• **Task details**: Transcribe the listing that follows in full, omitting pictures.

• **Information supplied**:
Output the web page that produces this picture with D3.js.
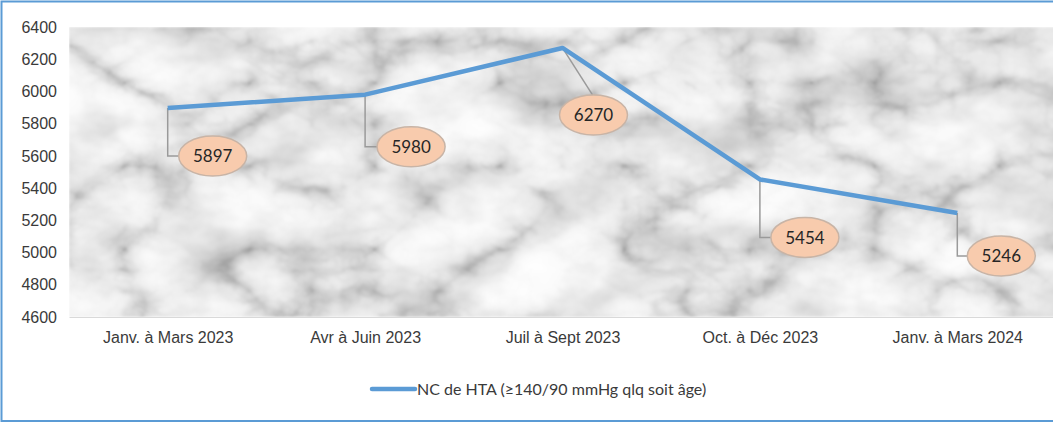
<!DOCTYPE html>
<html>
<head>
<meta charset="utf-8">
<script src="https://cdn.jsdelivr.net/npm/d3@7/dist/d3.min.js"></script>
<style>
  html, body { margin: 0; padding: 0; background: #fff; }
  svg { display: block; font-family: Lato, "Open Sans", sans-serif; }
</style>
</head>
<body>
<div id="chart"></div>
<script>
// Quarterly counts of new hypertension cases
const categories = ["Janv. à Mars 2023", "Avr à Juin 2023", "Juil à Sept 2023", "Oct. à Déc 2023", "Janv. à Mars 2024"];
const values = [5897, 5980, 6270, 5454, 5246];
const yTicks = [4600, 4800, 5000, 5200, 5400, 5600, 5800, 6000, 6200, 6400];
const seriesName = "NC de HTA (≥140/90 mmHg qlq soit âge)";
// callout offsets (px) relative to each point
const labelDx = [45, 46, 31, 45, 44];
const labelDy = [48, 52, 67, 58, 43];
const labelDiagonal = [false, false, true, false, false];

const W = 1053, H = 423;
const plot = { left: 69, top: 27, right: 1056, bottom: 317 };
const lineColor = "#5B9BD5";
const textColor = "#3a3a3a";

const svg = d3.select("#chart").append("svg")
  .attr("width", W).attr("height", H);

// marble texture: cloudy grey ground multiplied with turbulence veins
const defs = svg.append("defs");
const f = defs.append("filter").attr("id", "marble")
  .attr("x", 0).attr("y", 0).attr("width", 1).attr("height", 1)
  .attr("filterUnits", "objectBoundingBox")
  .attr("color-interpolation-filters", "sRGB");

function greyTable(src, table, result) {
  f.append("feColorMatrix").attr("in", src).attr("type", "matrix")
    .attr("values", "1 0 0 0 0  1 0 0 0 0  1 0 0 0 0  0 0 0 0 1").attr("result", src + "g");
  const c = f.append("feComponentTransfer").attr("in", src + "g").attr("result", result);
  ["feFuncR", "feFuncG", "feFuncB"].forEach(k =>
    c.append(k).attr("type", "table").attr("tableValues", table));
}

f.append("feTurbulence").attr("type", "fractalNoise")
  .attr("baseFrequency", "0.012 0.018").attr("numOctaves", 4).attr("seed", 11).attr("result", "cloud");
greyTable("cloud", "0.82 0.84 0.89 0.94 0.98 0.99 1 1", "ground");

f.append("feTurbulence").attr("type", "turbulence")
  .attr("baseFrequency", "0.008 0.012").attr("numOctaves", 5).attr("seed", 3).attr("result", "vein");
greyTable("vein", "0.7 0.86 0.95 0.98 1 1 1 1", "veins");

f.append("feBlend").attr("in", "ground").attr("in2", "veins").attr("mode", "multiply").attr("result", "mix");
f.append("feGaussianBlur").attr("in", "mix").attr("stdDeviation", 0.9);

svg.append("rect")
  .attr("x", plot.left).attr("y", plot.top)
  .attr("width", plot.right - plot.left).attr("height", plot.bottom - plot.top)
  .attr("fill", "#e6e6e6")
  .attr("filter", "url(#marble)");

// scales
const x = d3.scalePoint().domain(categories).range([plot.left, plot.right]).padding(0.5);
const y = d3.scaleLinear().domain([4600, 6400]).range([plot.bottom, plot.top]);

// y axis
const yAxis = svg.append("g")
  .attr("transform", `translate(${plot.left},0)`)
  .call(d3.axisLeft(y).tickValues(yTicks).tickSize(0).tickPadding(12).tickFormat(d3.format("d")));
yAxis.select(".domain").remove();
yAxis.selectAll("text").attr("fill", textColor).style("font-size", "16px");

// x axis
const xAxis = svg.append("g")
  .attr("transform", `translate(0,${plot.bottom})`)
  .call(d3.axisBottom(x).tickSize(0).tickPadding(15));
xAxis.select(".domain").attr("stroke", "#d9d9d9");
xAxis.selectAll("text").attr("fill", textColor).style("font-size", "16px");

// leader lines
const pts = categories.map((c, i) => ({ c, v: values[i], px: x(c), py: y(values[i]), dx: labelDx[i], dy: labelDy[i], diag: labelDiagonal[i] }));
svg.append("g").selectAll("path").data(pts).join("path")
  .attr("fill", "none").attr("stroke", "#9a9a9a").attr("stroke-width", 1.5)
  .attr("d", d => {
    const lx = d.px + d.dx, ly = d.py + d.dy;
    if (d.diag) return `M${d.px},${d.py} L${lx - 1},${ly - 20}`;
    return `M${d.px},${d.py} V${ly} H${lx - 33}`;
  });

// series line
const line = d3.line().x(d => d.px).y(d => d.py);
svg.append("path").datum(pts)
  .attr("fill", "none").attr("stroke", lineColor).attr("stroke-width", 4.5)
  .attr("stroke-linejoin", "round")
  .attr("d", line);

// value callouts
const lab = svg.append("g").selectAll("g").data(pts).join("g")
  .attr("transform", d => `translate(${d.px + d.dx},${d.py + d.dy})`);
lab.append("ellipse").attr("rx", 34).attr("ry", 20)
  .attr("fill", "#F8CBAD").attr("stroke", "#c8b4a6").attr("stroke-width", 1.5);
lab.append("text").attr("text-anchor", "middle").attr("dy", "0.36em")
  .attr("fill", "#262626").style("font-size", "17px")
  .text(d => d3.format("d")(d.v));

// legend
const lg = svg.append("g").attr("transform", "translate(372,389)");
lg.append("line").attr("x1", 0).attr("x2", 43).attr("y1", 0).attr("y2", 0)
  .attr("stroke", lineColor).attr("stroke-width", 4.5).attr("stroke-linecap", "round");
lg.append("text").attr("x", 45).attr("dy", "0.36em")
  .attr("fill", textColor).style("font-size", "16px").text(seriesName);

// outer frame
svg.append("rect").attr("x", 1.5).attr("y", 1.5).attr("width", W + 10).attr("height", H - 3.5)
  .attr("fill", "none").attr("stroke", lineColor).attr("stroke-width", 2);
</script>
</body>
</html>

• **Exercise result**:
Output the web page that produces this picture with D3.js.
<!DOCTYPE html>
<html>
<head>
<meta charset="utf-8">
<script src="https://cdn.jsdelivr.net/npm/d3@7/dist/d3.min.js"></script>
<style>
  html, body { margin: 0; padding: 0; background: #fff; }
  svg { display: block; font-family: Lato, "Open Sans", sans-serif; }
</style>
</head>
<body>
<div id="chart"></div>
<script>
// Quarterly counts of new hypertension cases
const categories = ["Janv. à Mars 2023", "Avr à Juin 2023", "Juil à Sept 2023", "Oct. à Déc 2023", "Janv. à Mars 2024"];
const values = [5897, 5980, 6270, 5454, 5246];
const yTicks = [4600, 4800, 5000, 5200, 5400, 5600, 5800, 6000, 6200, 6400];
const seriesName = "NC de HTA (≥140/90 mmHg qlq soit âge)";
// callout offsets (px) relative to each point
const labelDx = [45, 46, 31, 45, 44];
const labelDy = [48, 52, 67, 58, 43];
const labelDiagonal = [false, false, true, false, false];

const W = 1053, H = 423;
const plot = { left: 69, top: 27, right: 1056, bottom: 317 };
const lineColor = "#5B9BD5";
const textColor = "#3a3a3a";

const svg = d3.select("#chart").append("svg")
  .attr("width", W).attr("height", H);

// marble texture: cloudy grey ground multiplied with turbulence veins
const defs = svg.append("defs");
const f = defs.append("filter").attr("id", "marble")
  .attr("x", 0).attr("y", 0).attr("width", 1).attr("height", 1)
  .attr("filterUnits", "objectBoundingBox")
  .attr("color-interpolation-filters", "sRGB");

function greyTable(src, table, result) {
  f.append("feColorMatrix").attr("in", src).attr("type", "matrix")
    .attr("values", "1 0 0 0 0  1 0 0 0 0  1 0 0 0 0  0 0 0 0 1").attr("result", src + "g");
  const c = f.append("feComponentTransfer").attr("in", src + "g").attr("result", result);
  ["feFuncR", "feFuncG", "feFuncB"].forEach(k =>
    c.append(k).attr("type", "table").attr("tableValues", table));
}

f.append("feTurbulence").attr("type", "fractalNoise")
  .attr("baseFrequency", "0.012 0.018").attr("numOctaves", 4).attr("seed", 11).attr("result", "cloud");
greyTable("cloud", "0.82 0.84 0.89 0.94 0.98 0.99 1 1", "ground");

f.append("feTurbulence").attr("type", "turbulence")
  .attr("baseFrequency", "0.008 0.012").attr("numOctaves", 5).attr("seed", 3).attr("result", "vein");
greyTable("vein", "0.7 0.86 0.95 0.98 1 1 1 1", "veins");

f.append("feBlend").attr("in", "ground").attr("in2", "veins").attr("mode", "multiply").attr("result", "mix");
f.append("feGaussianBlur").attr("in", "mix").attr("stdDeviation", 0.9);

svg.append("rect")
  .attr("x", plot.left).attr("y", plot.top)
  .attr("width", plot.right - plot.left).attr("height", plot.bottom - plot.top)
  .attr("fill", "#e6e6e6")
  .attr("filter", "url(#marble)");

// scales
const x = d3.scalePoint().domain(categories).range([plot.left, plot.right]).padding(0.5);
const y = d3.scaleLinear().domain([4600, 6400]).range([plot.bottom, plot.top]);

// y axis
const yAxis = svg.append("g")
  .attr("transform", `translate(${plot.left},0)`)
  .call(d3.axisLeft(y).tickValues(yTicks).tickSize(0).tickPadding(12).tickFormat(d3.format("d")));
yAxis.select(".domain").remove();
yAxis.selectAll("text").attr("fill", textColor).style("font-size", "16px");

// x axis
const xAxis = svg.append("g")
  .attr("transform", `translate(0,${plot.bottom})`)
  .call(d3.axisBottom(x).tickSize(0).tickPadding(15));
xAxis.select(".domain").attr("stroke", "#d9d9d9");
xAxis.selectAll("text").attr("fill", textColor).style("font-size", "16px");

// leader lines
const pts = categories.map((c, i) => ({ c, v: values[i], px: x(c), py: y(values[i]), dx: labelDx[i], dy: labelDy[i], diag: labelDiagonal[i] }));
svg.append("g").selectAll("path").data(pts).join("path")
  .attr("fill", "none").attr("stroke", "#9a9a9a").attr("stroke-width", 1.5)
  .attr("d", d => {
    const lx = d.px + d.dx, ly = d.py + d.dy;
    if (d.diag) return `M${d.px},${d.py} L${lx - 1},${ly - 20}`;
    return `M${d.px},${d.py} V${ly} H${lx - 33}`;
  });

// series line
const line = d3.line().x(d => d.px).y(d => d.py);
svg.append("path").datum(pts)
  .attr("fill", "none").attr("stroke", lineColor).attr("stroke-width", 4.5)
  .attr("stroke-linejoin", "round")
  .attr("d", line);

// value callouts
const lab = svg.append("g").selectAll("g").data(pts).join("g")
  .attr("transform", d => `translate(${d.px + d.dx},${d.py + d.dy})`);
lab.append("ellipse").attr("rx", 34).attr("ry", 20)
  .attr("fill", "#F8CBAD").attr("stroke", "#c8b4a6").attr("stroke-width", 1.5);
lab.append("text").attr("text-anchor", "middle").attr("dy", "0.36em")
  .attr("fill", "#262626").style("font-size", "17px")
  .text(d => d3.format("d")(d.v));

// legend
const lg = svg.append("g").attr("transform", "translate(372,389)");
lg.append("line").attr("x1", 0).attr("x2", 43).attr("y1", 0).attr("y2", 0)
  .attr("stroke", lineColor).attr("stroke-width", 4.5).attr("stroke-linecap", "round");
lg.append("text").attr("x", 45).attr("dy", "0.36em")
  .attr("fill", textColor).style("font-size", "16px").text(seriesName);

// outer frame
svg.append("rect").attr("x", 1.5).attr("y", 1.5).attr("width", W + 10).attr("height", H - 3.5)
  .attr("fill", "none").attr("stroke", lineColor).attr("stroke-width", 2);
</script>
</body>
</html>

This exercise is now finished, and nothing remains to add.